Amazingly, I got to meet Tom
Tsuchiya, the noted sculptor responsible for the Nuxhall
statue, as well as some of the other player statues in front of GABP. I told
him how much I liked the big statues, and I mentioned that I had the little
one. The one thing he told me is that the smaller one is not quite a perfect
scale model of the bigger one. Apparently, there was something in the structure
of the bigger one that just couldn’t be shrunken down for the giveaway. Interesting.
This one was a bit of a head-scratcher to me. After several years of being in somewhat of a rut with bobbles, most of the low-hanging fruit has been picked. Barry Larkin, as well as both Marty and Joe, have all been honored twice, in spite of 139 years of baseball history here and a lot of uncovered ground. I figured this Adam Dunn one would be the same deal, a repeat of the 2002 Dunn, perhaps with a different uniform. I was way off.
What we have is Adam Dunn
dressed like Don Johnson’s Sonny Crockett character from Miami Vice. This is
about as different as you can get from the Reds SGAs. The bobble was given out
on July 26, a Saturday night. The crowd was about average for a Saturday game.
It was somewhere around 34,000 present to watch them fall to the Rockies in the
midst of a five-game skid. It was part of an 80’s-themed weekend. Why they
chose Adam Dunn to grace the bobble is beyond me. He was 10 when the 80’s
ended, but maybe he has some nostalgia for the 80s and volunteered to have his
likeness dressed up like this.
Fans got a little unexpected
drama at this game, as radio broadcaster Jeff Brantley laid into Ken Griffey
Jr. for dogging it in the field. Word got back to the rabbit-eared Junior, who
hit one of his last homers as a Red later on that night, and after crossing
home, made a throat-slashing gesture at Brantley in the announcer’s booth and
shouted profanities at him. He was traded the following Thursday. This will be
some Reds fans’ last memory of Junior, which is a shame.

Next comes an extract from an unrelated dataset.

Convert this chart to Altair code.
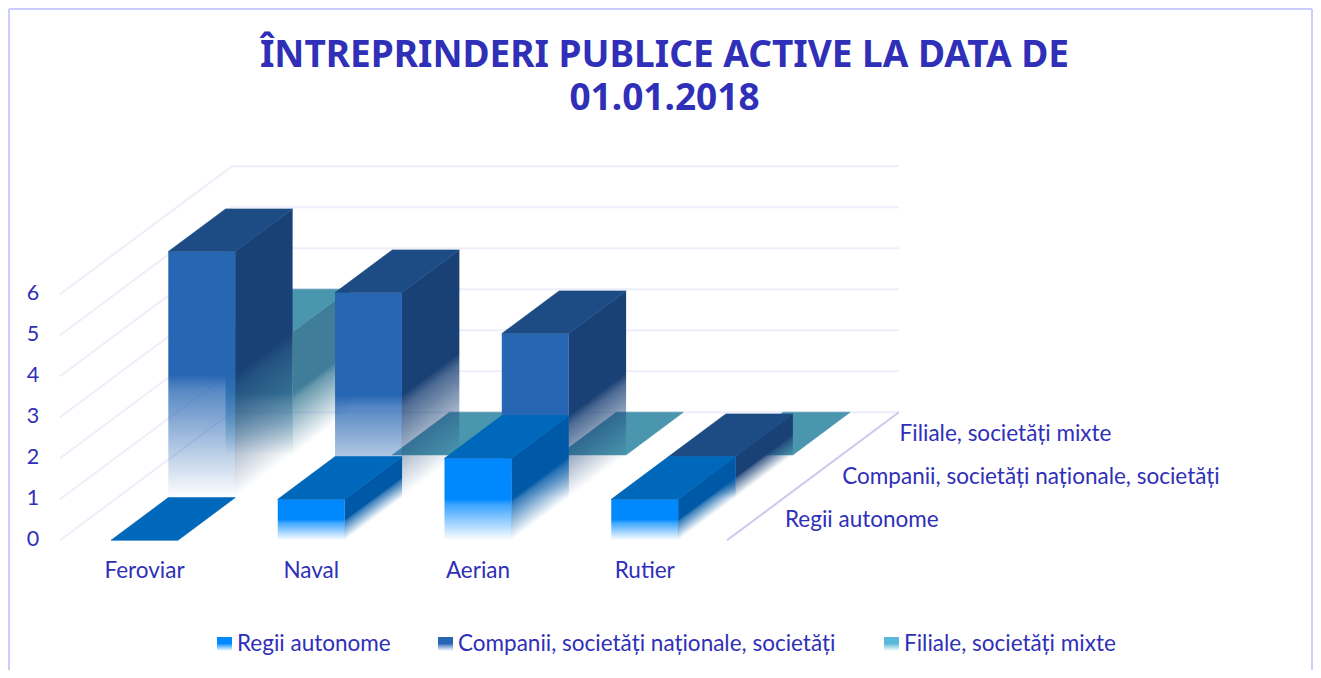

Not only is Junior not
a thug, he is in fact a very decent person. While he will always be a scapegoat
for the team’s failure to win, the team’s problems go way beyond anything he
did.
Whether this bobble becomes popular will depend on how many collectors will be nostalgic for the 80s. Younger collectors don’t even remember the decade, and Boomers may not care for it. I grew up in the 80s and this one suits me just fine.
On a lighter note, my cousin
scheduled his wedding the night of this giveaway, meaning I had to grab the
bobbles and run from this game. I can’t believe he didn’t check the Reds’
schedule before planning the big day. The only thing worse would have been
having the thing during the Super Bowl.
Tom “Mr. Perfect” Browning Bobblehead
September 16 saw the team
beat the Cardinals on a strong outing by Bronson Arroyo, on the 20th
anniversary of Tom Browning’s perfect game. Browning was an excellent pitcher
and a popular guy who managed a .577 win percentage, a 20 win season and a
World Series ring in his relatively short career. He was a mainstay of the
Rose/Pinella era of Reds Baseball.
This one was the first one
sponsored by Chiquita, a Cincinnati business icon controlled by former Reds
owner Carl Lindner.
This one saw a crowd of
around 20,000, the smallest crowd ever to turn out for a bobblehead night. I’m
sure one factor was that they have never had one this late in what has been a
futile run of seasons, but another factor was the fact that the entire area had
suffered a massive power outage, and at the time of the game, only about 50% of
the people had electricity. Notice the patch for the 1988 All-Star game on his
shoulder, commemorating the last such game in Cincinnati.